Si les cosmétiques japonais sont réputés pour être innovants, leurs utilisatrices auraient toutefois tort de les sortir dans les transports en commun. Car au pays du Soleil Levant, se maquiller dans le métro déroge aux règles du savoir-vivre. Alors, pour rappeler aux femmes à bien se tenir, l'entreprise ferroviaire Tokyu Corporation a commencé à diffuser une publicité qui condamne explicitement celles qui osent sortir leur tube de mascara pendant leur correspondance. Dans le clip – qui dure environ 30 secondes – deux passagères sont en train de se refaire une beauté pendant qu'une jeune femme les observe avec dégoût. Elle prononce d'abord le mot "Mittomonai" ("repoussant", ndlr) puis se lève et provoque ses cibles avec une danse et une chanson menaçantes. Si ce n'était pas assez clair, deux messages s'affichent également sur l'écran, d'abord celui-ci : "Les femmes sont toutes belles, mais parfois, elles sont vilaines à regarder", puis celui-là : "S'il vous plaît, évitez de vous maquiller dans le train".
Présentée en septembre, la publicité de Tokyu Corporation a rapidement fait parler d'elle. Mais s'il y a eu de nombreux retours négatifs, la société affirme que les retours positifs ont été plus nombreux, ce qui la conforte dans l'idée de continuer à diffuser le spot. Qui plus est, l'attaché de presse de Tokyu Corporation insiste sur le fait que cette publicité a vu le jour suite à une étude menée auprès des voyageurs sur les nuisances dans les transports en commun. Les femmes qui se maquillent arrivant en huitième position, où est le problème ?

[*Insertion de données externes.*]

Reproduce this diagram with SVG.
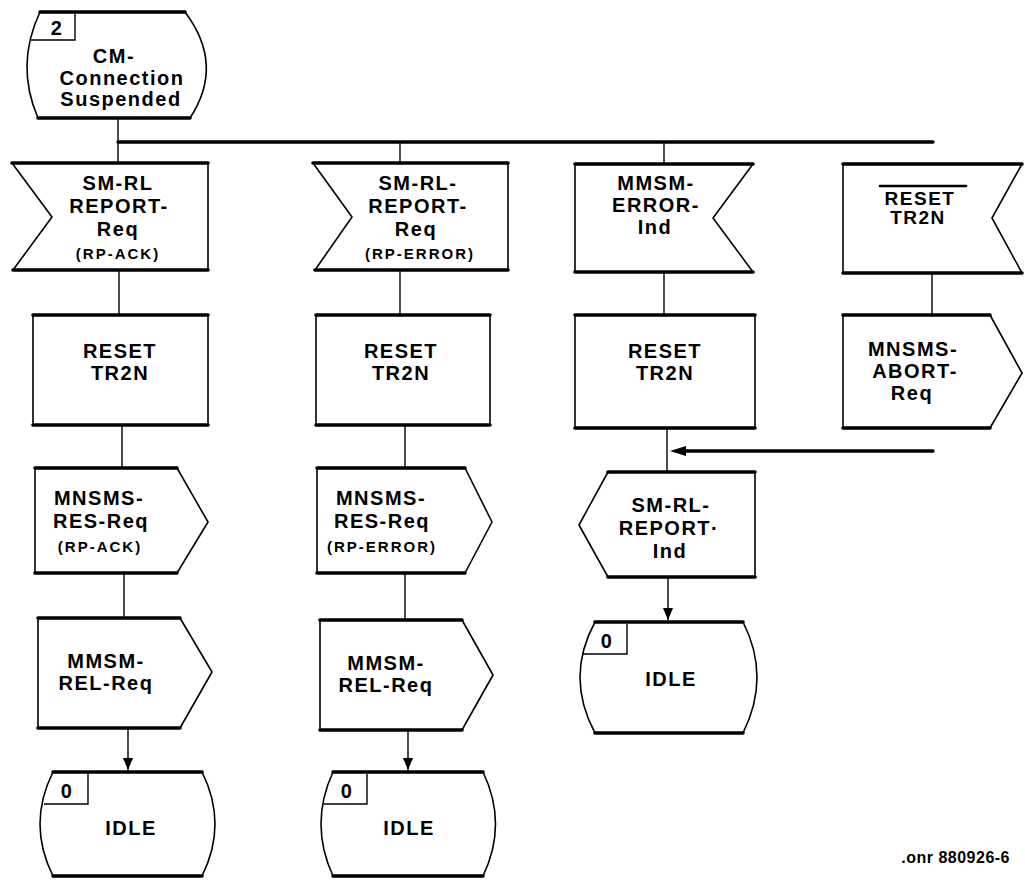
<svg xmlns="http://www.w3.org/2000/svg" width="1025" height="880" viewBox="0 0 1025 880">
<defs>
<marker id="ah" viewBox="0 0 12 10" refX="12" refY="5" markerWidth="12" markerHeight="10" markerUnits="userSpaceOnUse" orient="auto">
<path d="M0,0 L12,5 L0,10 Z" fill="#000"/>
</marker>
<style>
.sh{fill:#fff;stroke:#000;stroke-width:1.6;stroke-linejoin:round}
.ed{fill:none;stroke:#000;stroke-width:3.6;stroke-linecap:round}
.ln{fill:none;stroke:#000;stroke-width:1.4}
.bus{fill:none;stroke:#000;stroke-width:3.4;stroke-linecap:round}
.t{font-family:"Liberation Sans","DejaVu Sans",sans-serif;font-weight:bold;font-size:20px;letter-spacing:1.5px;text-anchor:middle;fill:#000}
.c{font-size:19px;letter-spacing:1.5px}
.s{font-family:"Liberation Sans","DejaVu Sans",sans-serif;font-weight:bold;font-size:15px;letter-spacing:2px;text-anchor:middle;fill:#000}
.n{font-family:"Liberation Sans","DejaVu Sans",sans-serif;font-weight:bold;font-size:16px;letter-spacing:0.5px;text-anchor:end;fill:#000}
</style>
</defs>
<rect width="1025" height="880" fill="#fff"/>

<g id="connectors">
<path class="ln" d="M118,118 V142"/>
<path class="bus" d="M118,142 H933"/>
<path class="ln" d="M118,142 V163"/>
<path class="ln" d="M400,142 V163"/>
<path class="ln" d="M664,142 V164"/>
<path class="ln" d="M119,270 V315"/>
<path class="ln" d="M400,270 V315"/>
<path class="ln" d="M664,272 V315"/>
<path class="ln" d="M932,273 V315"/>
<path class="ln" d="M122,425 V468"/>
<path class="ln" d="M405,425 V468"/>
<path class="ln" d="M667,428 V472"/>
<path class="bus" d="M933,451 H684"/>
<path d="M670,451 L686,446 L686,456 Z" fill="#000"/>
<path class="ln" d="M124,573 V618"/>
<path class="ln" d="M405,573 V620"/>
<path class="ln" d="M668,577 V620" marker-end="url(#ah)"/>
<path class="ln" d="M128,728 V770" marker-end="url(#ah)"/>
<path class="ln" d="M408,730 V770" marker-end="url(#ah)"/>
</g>

<g id="state-cm-suspended">
<path class="sh" d="M40,12 L185,12 Q225,65 190,118 L38,118 Q15,65 40,12 Z"/>
<path class="ed" d="M40,12 H185 M38,118 H190"/>
<path class="ln" d="M75,14 V40 H31"/>
<text class="t" x="57" y="35">2</text>
<text class="t" x="114" y="63">CM-</text>
<text class="t" x="122" y="85">Connection</text>
<text class="t" x="121" y="106">Suspended</text>
</g>

<g id="in-sm-rl-report-req-ack">
<path class="sh" d="M12,163 L208,163 L208,270 L13,270 L52,217 Z"/>
<path class="ed" d="M12,163 H208 M13,270 H208"/>
<text class="t" x="118" y="190">SM-RL</text>
<text class="t" x="119" y="213">REPORT-</text>
<text class="t" x="118" y="236">Req</text>
<text class="s" x="118" y="259">(RP-ACK)</text>
</g>

<g id="in-sm-rl-report-req-error">
<path class="sh" d="M313,163 L508,163 L508,270 L315,270 L352,217 Z"/>
<path class="ed" d="M313,163 H508 M315,270 H508"/>
<text class="t" x="418" y="190">SM-RL-</text>
<text class="t" x="418" y="213">REPORT-</text>
<text class="t" x="416" y="236">Req</text>
<text class="s" x="420" y="259">(RP-ERROR)</text>
</g>

<g id="in-mmsm-error-ind">
<path class="sh" d="M575,164 L753,164 L713,218 L753,272 L575,272 Z"/>
<path class="ed" d="M575,164 H753 M575,272 H753"/>
<text class="t" x="656" y="190">MMSM-</text>
<text class="t" x="656" y="212">ERROR-</text>
<text class="t" x="655" y="234">Ind</text>
</g>

<g id="in-reset-tr2n">
<path class="sh" d="M843,164 L1022,164 L992,218 L1022,273 L843,273 Z"/>
<path class="ed" d="M843,164 H1022 M843,273 H1022"/>
<path class="ed" d="M880,186 H966" style="stroke-width:2.6"/>
<text class="t c" x="920" y="205">RESET</text>
<text class="t c" x="918" y="224">TR2N</text>
</g>

<g id="task-reset-1">
<rect class="sh" x="33" y="315" width="175" height="110"/>
<path class="ed" d="M33,315 H208 M33,425 H208"/>
<text class="t" x="120" y="358">RESET</text>
<text class="t" x="120" y="380">TR2N</text>
</g>

<g id="task-reset-2">
<rect class="sh" x="316" y="315" width="174" height="110"/>
<path class="ed" d="M316,315 H490 M316,425 H490"/>
<text class="t" x="401" y="358">RESET</text>
<text class="t" x="401" y="380">TR2N</text>
</g>

<g id="task-reset-3">
<rect class="sh" x="575" y="315" width="180" height="113"/>
<path class="ed" d="M575,315 H755 M575,428 H755"/>
<text class="t" x="665" y="358">RESET</text>
<text class="t" x="665" y="380">TR2N</text>
</g>

<g id="out-mnsms-abort-req">
<path class="sh" d="M843,315 L990,315 L1022,373 L990,428 L843,428 Z"/>
<path class="ed" d="M843,315 H990 M843,428 H990"/>
<text class="t" x="913" y="356">MNSMS-</text>
<text class="t" x="915" y="378">ABORT-</text>
<text class="t" x="912" y="400">Req</text>
</g>

<g id="out-mnsms-res-req-ack">
<path class="sh" d="M35,468 L177,468 L208,522 L177,573 L35,573 Z"/>
<path class="ed" d="M35,468 H177 M35,573 H177"/>
<text class="t" x="99" y="505">MNSMS-</text>
<text class="t" x="101" y="528">RES-Req</text>
<text class="s" x="100" y="552">(RP-ACK)</text>
</g>

<g id="out-mnsms-res-req-error">
<path class="sh" d="M317,468 L465,468 L492,522 L465,573 L317,573 Z"/>
<path class="ed" d="M317,468 H465 M317,573 H465"/>
<text class="t" x="381" y="505">MNSMS-</text>
<text class="t" x="382" y="528">RES-Req</text>
<text class="s" x="382" y="552">(RP-ERROR)</text>
</g>

<g id="out-sm-rl-report-ind">
<path class="sh" d="M608,472 L755,472 L755,577 L608,577 L579,525 Z"/>
<path class="ed" d="M608,472 H755 M608,577 H755"/>
<text class="t" x="671" y="512">SM-RL-</text>
<text class="t" x="669" y="535">REPORT·</text>
<text class="t" x="670" y="558">Ind</text>
</g>

<g id="out-mmsm-rel-req-1">
<path class="sh" d="M38,618 L180,618 L212,672 L180,728 L38,728 Z"/>
<path class="ed" d="M38,618 H180 M38,728 H180"/>
<text class="t" x="106" y="668">MMSM-</text>
<text class="t" x="106" y="690">REL-Req</text>
</g>

<g id="out-mmsm-rel-req-2">
<path class="sh" d="M320,620 L462,620 L493,675 L462,730 L320,730 Z"/>
<path class="ed" d="M320,620 H462 M320,730 H462"/>
<text class="t" x="386" y="670">MMSM-</text>
<text class="t" x="386" y="692">REL-Req</text>
</g>

<g id="state-idle-1">
<path class="sh" d="M53,772 L202,772 Q228,824 202,876 L53,876 Q27,824 53,772 Z"/>
<path class="ed" d="M53,772 H202 M53,876 H202"/>
<path class="ln" d="M88,774 V804 H44"/>
<text class="t" x="67" y="798">0</text>
<text class="t" x="131" y="835">IDLE</text>
</g>

<g id="state-idle-2">
<path class="sh" d="M333,772 L483,772 Q508,824 483,876 L333,876 Q309,824 333,772 Z"/>
<path class="ed" d="M333,772 H483 M333,876 H483"/>
<path class="ln" d="M367,774 V804 H324"/>
<text class="t" x="347" y="798">0</text>
<text class="t" x="409" y="835">IDLE</text>
</g>

<g id="state-idle-3">
<path class="sh" d="M595,622 L743,622 Q771,677 743,733 L595,733 Q565,677 595,622 Z"/>
<path class="ed" d="M595,622 H743 M595,733 H743"/>
<path class="ln" d="M627,624 V654 H583"/>
<text class="t" x="607" y="648">0</text>
<text class="t" x="671" y="686">IDLE</text>
</g>

<text class="n" x="1010" y="863">.onr 880926-6</text>
</svg>
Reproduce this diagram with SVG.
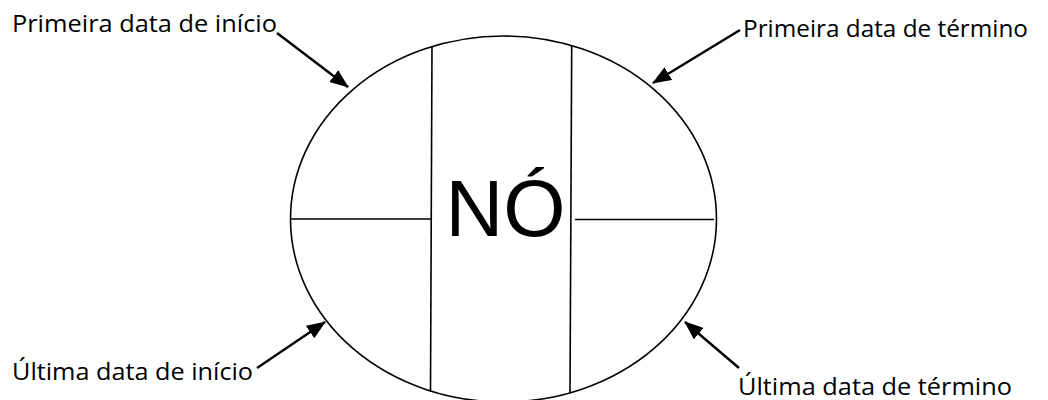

Le problème est pourtant bien là et il a des relents périmés. On pourrait évoquer les codes sociaux du Japon qui sont à mille lieux de ceux des Occidentaux. Mais le fait est que les femmes qui se maquillent dans les transports en commun sont les cibles privilégiées des autres passagers, et cela, quel que soit le pays. En 2012, un article de L'Express demandait à ses lectrices leur avis sur cette habitude. Et là, les critiques fusent. Quand certaines trouvent cela sale, d'autres estiment que le geste relève de l'intimité. L'une avoue carrément "guetter avec un sourire en coin le moment où la fille qui se maquille se rate". L'année suivante, en Grande-Bretagne, une étude menée sur le sujet révélait que 40% des femmes seraient prêtes à demander à celles qui se maquillent d'arrêter si cela les dérangeait.
Des jugements et du mépris qui ont poussé une journaliste du Telegraph à venir à la rescousse des pro maquillage dans le métro. Dans un article publié en 2014, elle expliquait ainsi que cela permettait simplement de gagner du temps de sommeil. Surtout, elle affirmait non sans humour que si les hommes se maquillaient, ils n'hésiteraient pas à le faire dans le métro et ne se poserait même pas la question de la bienséance ou de l'intimité.
Les femmes qui sortent leur trousse à maquillage dans les transports ont beau déranger, au fond, personne n'a de vraie bonne raison de se plaindre. Quand Tokyu Corporation demande à ses passagères de ne pas se maquiller dans le train car cela les rend moches, le "conseil" est non seulement sexiste, il est aussi à mille lieux d'être construit. En plus d'être humiliante, cette publicité est complètement vide de sens même. Un commentaire posté par une utilisatrice et relayé par le Japan Times le résume très bien : "Je pourrais comprendre si Tokyu me demandait d'arrêter de me maquiller parce que la poudre pourrait s'éparpiller ou parce que l'odeur dérange les autres passagers. Mais une compagnie ferroviaire n'a pas le droit de me dire si je suis belle ou moche".
Si une femme souhaite se maquiller dans le métro, c'est son choix. Et tant que cela ne pose aucun réel problème (et quel problème cela pourrait-il poser ?), pourquoi créer un débat ? Comme l'écrit une journaliste du site Bust, peut-être faudrait-il plutôt se concentrer sur des choses vraiment importantes, comme le harcèlement sexuel dans les transports en commun ? Pour rappel, en France, 100% des utilisatrices en ont été victimes au moins une fois dans leur vie. Quant au Japon, les femmes tokyoïtes ont carrément leurs propres rames de métro pour éviter le harcèlement. Et ça, c'est un vrai sujet.